Caçada com meu pai, uma lembrança inesquecível
Não tive uma convivência muito longa com meu pai, pois o perdi aos 15 anos. Além do mais, durante um bom período de minha infância, papai vivia tentando refazer a vida, após ter perdido tudo: fazenda, status e os “amigos” de ocasião, dos tempos de vaca gorda. Ele fazia constantes viagens e quase não tinha tempo para conversar comigo. Também eu não colaborava muito, tímido e turrão que eu era, sempre calado e pelos cantos lamuriando.
Mas a sua figura marcante e elegante, quase sempre de terno, gravata e chapéu, foi muito importante na minha vida e de meus irmãos. Uma passagem que tive com meu pai se tornou inesquecível para mim e, tantos anos depois, se mantém muito viva na minha lembrança:
Em Mantiqueira, no início dos anos 60, era muito comuns as caçadas dominicais, com os grandes caçadores da região, cada qual com seu melhor cavalo e os melhores cães de caça. Era um grande acontecimento no lugar. Naquele dia meu pai Eduardo, o Parentinho, como todos o conheciam por lá, exímio caçador, pela primeira vez permitiu que eu o acompanhasse. Eu tinha uns dez anos na época.
No dia da caçada, levantei bem cedo e ajudei a selar nosso cavalo, sem antes limpar cuidadosamente as arreatas. Chovia um pouco, e na garupa do meu pai, que montava Brasil, seu inseparável cavalo, segui ansioso para minha grande aventura. Em volta do pescoço, e por baixo da capa de chuva, eu levava o bornal feito com pano de saco de farelo, com os proventos que minha mãe Carolina, a dona Lina, preparara com todo zelo. Parecia um filme na minha cabeça: aquela fila de cavaleiros, com uma infinidade de cães a acompanhá-los, ladeira acima. E lá estava eu, orgulhoso, me sentindo um deles.

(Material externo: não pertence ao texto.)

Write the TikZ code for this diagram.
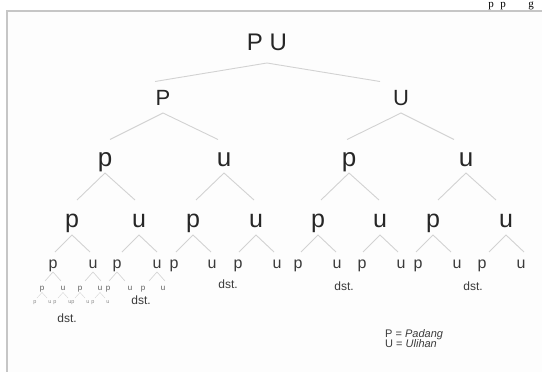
\documentclass[tikz,border=0pt]{standalone}
\usepackage{fontspec}
\setmainfont{Liberation Sans}
\newfontfamily\pagefont{Liberation Serif}
\usetikzlibrary{calc}
\definecolor{inkA}{HTML}{262626}
\definecolor{inkB}{HTML}{3a3a3a}
\definecolor{inkC}{HTML}{5e5e5e}
\definecolor{inkD}{HTML}{8a8a8a}
\definecolor{branchc}{HTML}{d2d2d2}
\definecolor{framec}{HTML}{c6c6c6}
\definecolor{bgin}{HTML}{fdfdfd}
\newcommand\lam[6]{%
  \coordinate (#1-a) at ($(#1.base)+(0,#3)$);
  \coordinate (#1-l) at ($(#1.base)+(-#5,#4)$);
  \coordinate (#1-r) at ($(#1.base)+(#6,#4)$);
  \draw[#2] (#1-l) -- (#1-a) -- (#1-r);}
\begin{document}
\begin{tikzpicture}[x=1pt,y=-1pt,
  lbl/.style={inner sep=0pt, anchor=base},
  t0/.style={lbl, text=inkA, font=\fontsize{24}{24}\selectfont},
  t1/.style={lbl, text=inkA, font=\fontsize{22}{22}\selectfont},
  t2/.style={lbl, text=inkA, font=\fontsize{26}{26}\selectfont},
  t3/.style={lbl, text=inkA, font=\fontsize{25}{25}\selectfont},
  t4/.style={lbl, text=inkB, font=\fontsize{16}{16}\selectfont},
  t5/.style={lbl, text=inkC, font=\fontsize{8}{8}\selectfont},
  t6/.style={lbl, text=inkD, font=\fontsize{5.5}{5.5}\selectfont},
  dstl/.style={lbl, text=inkB, font=\fontsize{12}{12}\selectfont},
  leg/.style={inner sep=0pt, anchor=base west, text=inkB, font=\fontsize{11}{11}\selectfont},
  frag/.style={inner sep=0pt, anchor=base, text=black, font=\pagefont\fontsize{11}{11}\selectfont},
  br/.style={draw=branchc, line width=0.9pt},
  brs/.style={draw=branchc, line width=0.6pt},
  brt/.style={draw=branchc!85!white, line width=0.45pt}
]
\useasboundingbox (0,0) rectangle (542,372);
\fill[white] (0,0) rectangle (542,372);
\fill[bgin] (7,11) rectangle (542,372);
% fragment of the page above
\node[frag] (f1) at (491,8) {p};
\node[frag] (f2) at (503,8) {p};
\node[frag] (f3) at (531,8) {g};
\draw[framec, line width=1.3pt] (7,372) -- (7,11) -- (542,11);

% level 0
\node[t0] (r) at (267,50) {P U};
% level 1
\node[t1] (P) at (163,105) {P};
\node[t1] (U) at (401,105) {U};
% level 2
\node[t2] (Pp) at (105,166) {p};
\node[t2] (Pu) at (224,166) {u};
\node[t2] (Up) at (349,166) {p};
\node[t2] (Uu) at (466,166) {u};
% level 3
\node[t3] (Ppp) at (72,227) {p};
\node[t3] (Ppu) at (139,227) {u};
\node[t3] (Pup) at (193,227) {p};
\node[t3] (Puu) at (256,227) {u};
\node[t3] (Upp) at (318,227) {p};
\node[t3] (Upu) at (380,227) {u};
\node[t3] (Uup) at (433,227) {p};
\node[t3] (Uuu) at (506,227) {u};
% level 4
\node[t4] (Pppp) at (53,268) {p};
\node[t4] (Pppu) at (93,268) {u};
\node[t4] (Ppup) at (117,268) {p};
\node[t4] (Ppuu) at (157,268) {u};
\node[t4] (Pupp) at (174,268) {p};
\node[t4] (Pupu) at (212,268) {u};
\node[t4] (Puup) at (238,268) {p};
\node[t4] (Puuu) at (277,268) {u};
\node[t4] (Uppp) at (298,268) {p};
\node[t4] (Uppu) at (337,268) {u};
\node[t4] (Upup) at (362,268) {p};
\node[t4] (Upuu) at (401,268) {u};
\node[t4] (Uupp) at (418,268) {p};
\node[t4] (Uupu) at (457,268) {u};
\node[t4] (Uuup) at (482,268) {p};
\node[t4] (Uuuu) at (521,268) {u};
% level 5
\node[t5] (Ppppp) at (42,290) {p};
\node[t5] (Ppppu) at (63,290) {u};
\node[t5] (Pppup) at (80,290) {p};
\node[t5] (Pppuu) at (100,290) {u};
\node[t5] (Ppupp) at (108,290) {p};
\node[t5] (Ppupu) at (130,290) {u};
\node[t5] (Ppuup) at (143,290) {p};
\node[t5] (Ppuuu) at (163,290) {u};
% level 6
\node[t6] (Pppppp) at (35,303) {p};
\node[t6] (Pppppu) at (50,303) {u};
\node[t6] (Ppppup) at (55,303) {p};
\node[t6] (Ppppuu) at (70,303) {u};
\node[t6] (Pppupp) at (73,303) {p};
\node[t6] (Pppupu) at (88,303) {u};
\node[t6] (Pppuup) at (93,303) {p};
\node[t6] (Pppuuu) at (108,303) {u};
% dst. labels
\node[dstl] (d1) at (67,322) {dst.};
\node[dstl] (d2) at (141,304) {dst.};
\node[dstl] (d3) at (228,288) {dst.};
\node[dstl] (d4) at (344,290) {dst.};
\node[dstl] (d5) at (473,290) {dst.};
% legend
\node[leg] (leg1) at (385,337) {P = \textit{Padang}};
\node[leg] (leg2) at (385,347) {U = \textit{Ulihan}};

% branches
\lam{r}{br}{13}{31.5}{112}{113}
\lam{P}{br}{8}{34.5}{53}{55}
\lam{U}{br}{8}{34.5}{54}{53}
\foreach \n in {Pp,Pu,Up,Uu}{\lam{\n}{br}{7}{34}{28}{30}}
\foreach \n in {Ppp,Ppu,Pup,Puu,Upp,Upu,Uup,Uuu}{\lam{\n}{br}{8}{25}{17}{18}}
\foreach \n in {Pppp,Pppu,Ppup,Ppuu}{\lam{\n}{brs}{4}{13}{8}{8}}
\foreach \n in {Ppppp,Ppppu,Pppup,Pppuu}{\lam{\n}{brt}{2.5}{8}{5}{5}}
\end{tikzpicture}
\end{document}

Já tínhamos andado mais de uma légua e descíamos uma serra muito acentuada, próximo à tradicional Fazenda Passa Três, quando notei que papai, um grande cavaleiro, estava apreensivo. A chuva havia aumentado e nosso cavalo escorregava muito. De repente, o nosso bravo Brasil despencou ladeira abaixo. Papai, enquanto tentava controlá-lo, gritava:
– Salta filho! Salta filho!
Esperto como um corisco, e acostumado a correr pelos campos e ladeiras de Mantiqueira, apesar da pouca idade, saltei e não me machuquei. Mas com meu pai foi diferente: somente após se certificar de que eu estava a salvo, ele também procurou saltar do cavalo. Mas não deu mais tempo: rolou ladeira abaixo junto com o Brasil.
Por sorte, não se machucou muito, mas aquele gesto de primeiro me proteger para depois se livrar do perigo, talvez tenha sido a lembrança mais marcante que guardo do curto convívio com meu pai. E jamais me esqueci daquele dia inesquecível da caçada em Mantiqueira.
Descanse em paz, meu velho, onde quer que você esteja. Seu exemplo de generosidade foi o maior legado que nos deixou. E seremos eternamente gratos. Passados quase cinquenta de sua ultima cavalgada, sua ausência ainda se faz tão presente.
Sua benção!
Feliz dia dos pais!
Foto: Eu, meu pai Eduardo e meu padrinho Adalberto (nos cavalos). Em pé os meus irmãos mais velhos, João e Eduardo.
Na varanda, o meu irmão José e minha mãe Carolina. Fazenda da Sotéria, Mantiqueira.